O desespero levou alguns imigrantes a manifestarem-se no passado dia 16 de Dezembro de 2022, mas não teve grandes resultados.

A elevada procura e o desespero em conseguir renovar as suas autorizações de residência deu espaço à oferta de um novo serviço por parte de solicitadores que promete ajudar com a renovação do título de residência por cerca de 700 euros, fora as taxas do SEF.

As últimas notícias referiam que a reestruturação do SEF terminará até Março de 2023, adiantando que as políticas públicas em matéria migratória e de asilo ficarão a cargo do APMA. Com o Março já à porta, o único dado concreto apresentado é o da proposta salarial do diretor da APMA que “poderá rondar os oito mil euros”.

No universo de mais de 750 mil estrangeiros a residir em Portugal à data de Dezembro de 2022, segundo o próprio SEF, ter essa entidade a funcionar é estratégico para termos imigração controlada e regularizada.

Os imigrantes são uma parte importante da recuperação económica do país, contribuem para a demografia, trazem novas ideias e podem colmatar a escassez de mão de obra. Contribuem até para a sustentabilidade do sistema de Segurança Social. Prova disso, por exemplo, é o Relatório Estatístico Anual 2022, elaborado pelo Observatório das Migrações, que demonstra que as contribuições de imigrantes para a Segurança Social atingiram um recorde de 1.293,2 milhões de euros.

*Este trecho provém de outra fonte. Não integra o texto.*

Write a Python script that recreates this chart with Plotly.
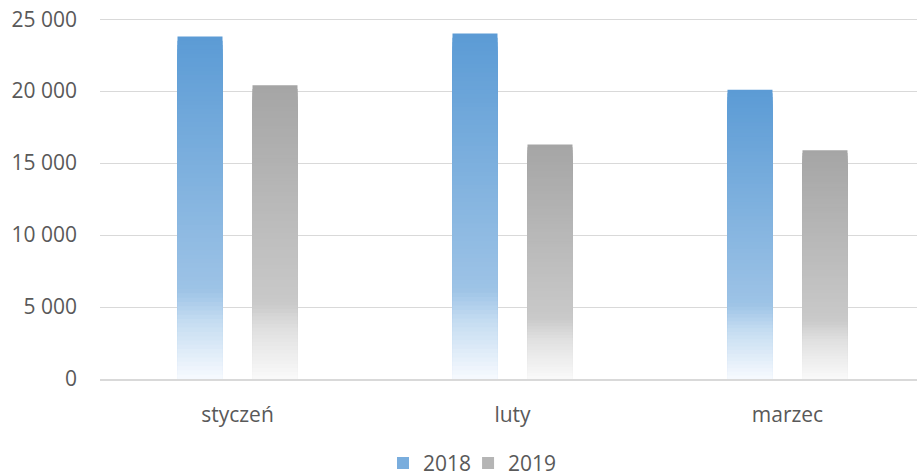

É imperativo garantir que os que chegam e os que já residem no país não passem por obstáculos burocráticos e que tenham um processo de legalização claro e eficiente.

O estado foi reativo à situação trágica que aconteceu com o Ihor, mas, não conseguindo levar a cabo a reestruturação em tempo útil, deixou os cidadãos estrangeiros nas mãos de um SEF de Schrodinger que existe e não existe ao mesmo tempo. Sem coragem de voltar atrás na decisão, continuamos à espera de uma solução.